'''

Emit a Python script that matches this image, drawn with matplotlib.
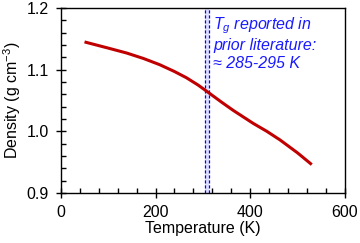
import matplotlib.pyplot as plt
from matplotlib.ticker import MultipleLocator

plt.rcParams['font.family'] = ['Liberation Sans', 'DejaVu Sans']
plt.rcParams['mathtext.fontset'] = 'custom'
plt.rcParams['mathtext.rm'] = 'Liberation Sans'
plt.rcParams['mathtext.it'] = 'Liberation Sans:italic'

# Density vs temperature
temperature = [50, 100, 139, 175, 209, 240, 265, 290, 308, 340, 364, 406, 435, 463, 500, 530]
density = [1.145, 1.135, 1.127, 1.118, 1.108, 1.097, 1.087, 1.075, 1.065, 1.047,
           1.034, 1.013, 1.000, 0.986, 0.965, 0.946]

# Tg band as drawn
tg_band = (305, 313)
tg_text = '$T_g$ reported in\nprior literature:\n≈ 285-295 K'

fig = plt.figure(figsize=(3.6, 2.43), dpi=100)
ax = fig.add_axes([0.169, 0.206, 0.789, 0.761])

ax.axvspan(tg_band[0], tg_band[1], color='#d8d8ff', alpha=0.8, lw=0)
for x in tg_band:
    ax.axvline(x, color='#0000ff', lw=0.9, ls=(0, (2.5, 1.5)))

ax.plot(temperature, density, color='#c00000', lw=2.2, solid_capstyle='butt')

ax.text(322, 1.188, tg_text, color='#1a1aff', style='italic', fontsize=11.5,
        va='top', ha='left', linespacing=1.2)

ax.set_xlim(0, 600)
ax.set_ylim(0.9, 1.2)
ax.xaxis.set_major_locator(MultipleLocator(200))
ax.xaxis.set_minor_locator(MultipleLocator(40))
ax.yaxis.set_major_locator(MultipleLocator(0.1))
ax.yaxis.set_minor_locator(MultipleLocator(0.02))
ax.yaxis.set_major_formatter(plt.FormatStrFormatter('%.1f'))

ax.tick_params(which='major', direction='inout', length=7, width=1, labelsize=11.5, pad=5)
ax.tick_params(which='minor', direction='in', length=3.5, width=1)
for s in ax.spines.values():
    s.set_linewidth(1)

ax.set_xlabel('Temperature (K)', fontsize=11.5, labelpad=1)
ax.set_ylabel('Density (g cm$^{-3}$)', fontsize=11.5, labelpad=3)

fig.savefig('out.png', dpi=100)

'''
'''

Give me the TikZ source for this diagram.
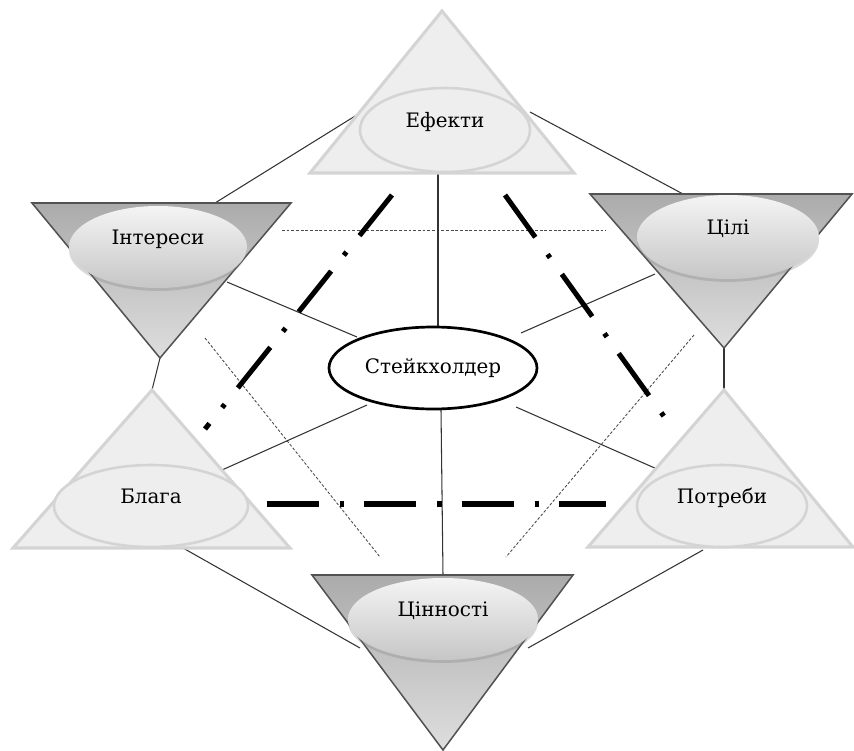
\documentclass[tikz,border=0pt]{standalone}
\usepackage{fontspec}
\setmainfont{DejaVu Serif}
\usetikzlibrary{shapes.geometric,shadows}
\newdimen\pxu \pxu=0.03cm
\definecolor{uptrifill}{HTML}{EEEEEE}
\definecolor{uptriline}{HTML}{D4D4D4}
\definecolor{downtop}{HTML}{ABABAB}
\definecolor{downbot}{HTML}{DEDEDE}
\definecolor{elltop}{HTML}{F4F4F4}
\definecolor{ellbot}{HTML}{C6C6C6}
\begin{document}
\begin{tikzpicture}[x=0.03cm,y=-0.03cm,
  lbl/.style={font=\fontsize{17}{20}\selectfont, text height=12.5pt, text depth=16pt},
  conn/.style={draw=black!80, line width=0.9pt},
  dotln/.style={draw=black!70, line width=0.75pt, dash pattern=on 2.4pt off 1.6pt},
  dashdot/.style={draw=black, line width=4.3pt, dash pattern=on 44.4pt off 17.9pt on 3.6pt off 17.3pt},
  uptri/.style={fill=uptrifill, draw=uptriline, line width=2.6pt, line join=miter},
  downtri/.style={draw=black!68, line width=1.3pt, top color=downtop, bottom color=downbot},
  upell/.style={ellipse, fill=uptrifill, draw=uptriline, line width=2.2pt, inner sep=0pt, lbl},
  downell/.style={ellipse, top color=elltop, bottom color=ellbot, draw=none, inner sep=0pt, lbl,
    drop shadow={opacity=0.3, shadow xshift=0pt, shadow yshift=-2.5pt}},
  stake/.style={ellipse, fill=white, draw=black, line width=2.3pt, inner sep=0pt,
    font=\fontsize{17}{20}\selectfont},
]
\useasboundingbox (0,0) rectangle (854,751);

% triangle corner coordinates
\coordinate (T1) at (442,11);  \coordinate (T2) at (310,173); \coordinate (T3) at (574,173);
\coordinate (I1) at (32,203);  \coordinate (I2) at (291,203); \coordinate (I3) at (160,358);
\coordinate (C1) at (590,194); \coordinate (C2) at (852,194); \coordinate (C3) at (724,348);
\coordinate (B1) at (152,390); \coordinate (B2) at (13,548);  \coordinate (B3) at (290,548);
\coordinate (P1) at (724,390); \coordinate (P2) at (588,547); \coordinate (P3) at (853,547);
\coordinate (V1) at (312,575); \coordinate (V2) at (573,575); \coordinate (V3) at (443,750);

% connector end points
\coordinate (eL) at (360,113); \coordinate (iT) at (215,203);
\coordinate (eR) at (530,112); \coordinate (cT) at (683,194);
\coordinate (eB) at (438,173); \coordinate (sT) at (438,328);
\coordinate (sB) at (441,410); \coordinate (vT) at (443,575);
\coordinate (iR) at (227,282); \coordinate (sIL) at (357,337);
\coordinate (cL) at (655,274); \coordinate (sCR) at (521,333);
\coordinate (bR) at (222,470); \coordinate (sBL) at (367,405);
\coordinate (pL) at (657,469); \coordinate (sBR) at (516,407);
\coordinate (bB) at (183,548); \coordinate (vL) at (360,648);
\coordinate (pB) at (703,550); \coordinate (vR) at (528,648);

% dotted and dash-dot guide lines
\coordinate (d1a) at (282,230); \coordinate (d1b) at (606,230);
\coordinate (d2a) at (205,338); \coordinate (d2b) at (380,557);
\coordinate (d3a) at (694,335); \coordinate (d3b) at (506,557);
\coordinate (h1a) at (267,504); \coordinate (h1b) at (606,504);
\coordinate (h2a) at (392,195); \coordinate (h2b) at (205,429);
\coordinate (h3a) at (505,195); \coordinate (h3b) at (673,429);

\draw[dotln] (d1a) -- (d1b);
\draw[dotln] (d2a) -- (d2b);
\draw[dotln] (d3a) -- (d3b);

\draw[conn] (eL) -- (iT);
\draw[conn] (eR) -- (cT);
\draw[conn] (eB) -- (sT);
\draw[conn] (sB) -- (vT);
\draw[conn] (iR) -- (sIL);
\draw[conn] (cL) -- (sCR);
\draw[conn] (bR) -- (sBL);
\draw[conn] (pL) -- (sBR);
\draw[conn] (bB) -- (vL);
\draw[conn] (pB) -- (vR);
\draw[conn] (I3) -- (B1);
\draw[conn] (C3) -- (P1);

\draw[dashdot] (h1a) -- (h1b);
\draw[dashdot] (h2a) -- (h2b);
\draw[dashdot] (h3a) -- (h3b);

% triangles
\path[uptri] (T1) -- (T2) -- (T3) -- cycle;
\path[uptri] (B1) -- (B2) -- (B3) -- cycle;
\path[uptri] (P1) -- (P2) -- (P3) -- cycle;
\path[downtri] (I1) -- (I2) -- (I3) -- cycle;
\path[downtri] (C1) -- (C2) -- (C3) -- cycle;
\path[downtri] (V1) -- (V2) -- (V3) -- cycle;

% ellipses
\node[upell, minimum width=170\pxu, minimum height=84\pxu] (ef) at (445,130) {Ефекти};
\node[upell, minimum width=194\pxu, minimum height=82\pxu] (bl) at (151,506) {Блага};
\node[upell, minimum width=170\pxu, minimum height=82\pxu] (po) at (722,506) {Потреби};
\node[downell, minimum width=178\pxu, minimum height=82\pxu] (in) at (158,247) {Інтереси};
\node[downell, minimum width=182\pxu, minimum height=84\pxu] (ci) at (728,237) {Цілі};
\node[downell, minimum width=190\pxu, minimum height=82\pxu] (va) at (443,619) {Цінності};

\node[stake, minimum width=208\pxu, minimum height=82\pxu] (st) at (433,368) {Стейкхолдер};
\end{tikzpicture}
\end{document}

'''
'''

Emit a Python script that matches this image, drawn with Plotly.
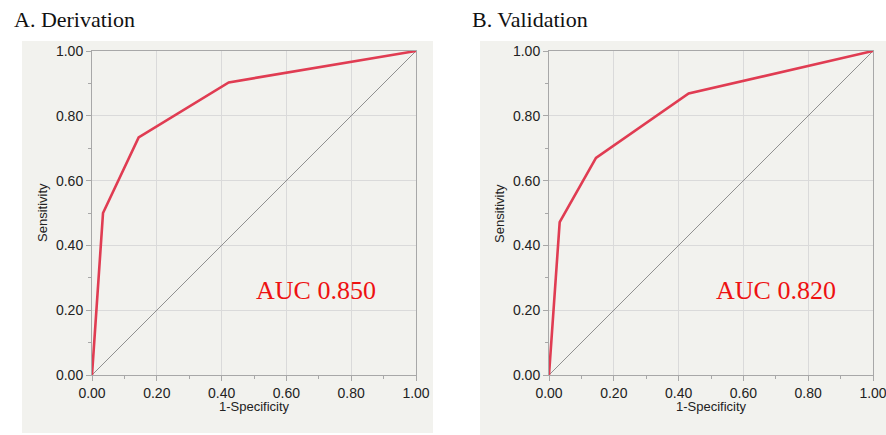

'''

■ **Work instructions**
Using the data above, extract exactly the lines from the one containing "drawn with matplotlib." through the one containing "from matplotlib.ticker import MultipleLocator". Pictures are left out.

■ **Solution for this task**
Emit a Python script that matches this image, drawn with matplotlib.
import matplotlib.pyplot as plt
from matplotlib.ticker import MultipleLocator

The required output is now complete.